Where the same software is available on a different platform than Itanium, a more mainstream platform whose life support is not in doubt, then users, developers, systems integrators, consultants, etc would be silly to accept Itanium, whereas AMD64 is a perfectly acceptable choice - they're not going away for a while. Meanwhile, mainframes are not going away for a while yet either, much to the surprise of some industry commentators.

There is still a tiny niche that Itanium hardware can address that other non-mainframe boxes can't yet address - the ultra-large-memory single-system-image massive-SMP box.

As the AMD64 offerings encroach further into Itanium "big system" territory, Itanium hardware's exclusive market gets smaller and smaller, and the economics of continued Itanium development in parallel with development of AMD64 chips and systems in the same companies get crazier and crazier too. Intel HQ know this, HP HQ know this, most of the industry knows this (even if they don't admit it in public). The only question: when (not if) Itanium dies, which of the Itanium-specific OSes will HP port to AMD64 (presumably on Proliant, which is already the world's default server for most business-critical IT)?
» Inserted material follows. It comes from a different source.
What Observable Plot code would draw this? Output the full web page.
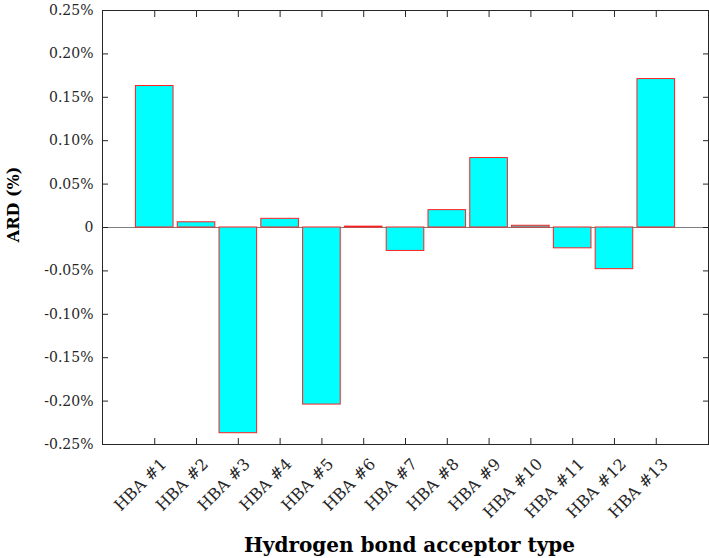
<!DOCTYPE html>
<html><head><meta charset="utf-8">
<script src="https://cdn.jsdelivr.net/npm/d3@7"></script>
<script src="https://cdn.jsdelivr.net/npm/@observablehq/plot@0.6"></script>
<style>body{margin:0;background:#fff}</style>
</head><body><div id="chart"></div>
<script>
const categories = ["HBA #1","HBA #2","HBA #3","HBA #4","HBA #5","HBA #6","HBA #7","HBA #8","HBA #9","HBA #10","HBA #11","HBA #12","HBA #13"];
const ardValues = [0.163, 0.006, -0.237, 0.010, -0.204, 0.001, -0.027, 0.020, 0.080, 0.002, -0.024, -0.048, 0.171];
const yTicks = [-0.25, -0.2, -0.15, -0.1, -0.05, 0, 0.05, 0.1, 0.15, 0.2, 0.25];
const yTickLabels = ["-0.25%","-0.20%","-0.15%","-0.10%","-0.05%","0","0.05%","0.10%","0.15%","0.20%","0.25%"];
const xTitle = "Hydrogen bond acceptor type";
const yTitle = "ARD (%)";

const data = categories.map((c, i) => ({category: c, ard: ardValues[i]}));
const labelMap = new Map(yTicks.map((t, i) => [t, yTickLabels[i]]));
const fmt = v => labelMap.has(v) ? labelMap.get(v) : String(v);

const chart = Plot.plot({
  width: 709, height: 558,
  marginLeft: 102, marginRight: 1, marginTop: 10, marginBottom: 114,
  style: {fontFamily: "'DejaVu Serif', serif", fontSize: "14px", color: "#262626", background: "#fff"},
  x: {type: "band", domain: categories, paddingInner: 0.1, paddingOuter: 0.8, round: false},
  y: {domain: [-0.25, 0.25]},
  marks: [
    Plot.ruleY([0], {stroke: "#7f7f7f", strokeWidth: 1.2}),
    Plot.barY(data, {x: "category", y: "ard", fill: "#00ffff", stroke: "#ff2020", strokeWidth: 1}),
    Plot.frame({stroke: "#262626"}),
    Plot.axisY({anchor: "left", ticks: yTicks, tickSize: -6, tickPadding: 15, tickFormat: fmt, label: null, fontSize: 14}),
    Plot.axisY({anchor: "right", ticks: yTicks, tickSize: -6, tickFormat: () => "", label: null}),
    Plot.axisX({anchor: "top", tickSize: -6, tickFormat: () => "", label: null}),
    Plot.axisX({anchor: "bottom", tickSize: -6, tickFormat: () => "", label: null}),
    Plot.axisX({anchor: "bottom", tickSize: 0, tickPadding: 17, tickRotate: -45, dx: 9, label: null, fontSize: 16}),
    Plot.text([yTitle], {text: d => d, frameAnchor: "left", textAnchor: "middle", lineAnchor: "middle", dx: -89, dy: -23, rotate: -90, fontWeight: "bold", fontSize: 16, fill: "#000"}),
    Plot.text([xTitle], {text: d => d, frameAnchor: "bottom", textAnchor: "middle", lineAnchor: "middle", dx: 4, dy: 101, fontWeight: "bold", fontSize: 20, fill: "#000"})
  ]
});
document.getElementById("chart").appendChild(chart);
</script>
</body></html>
Which of HP-UX, Tandem NonStop, and VMS will HP continue to market post-Itanium?

This Red Hat announcement should surprise no one.

Itanium-dependent customers need a plan of escape, if they haven't already got one.

For clarity: AMD64 here also includes Intel's own last-minute AMD64 clones; the ones that Intel repeatedly said they weren't going to do because IA64 was going to be the "industry standard 64bit server". Right?

A merry Christmas and an Itanium-free New Year to both the readers that got this far.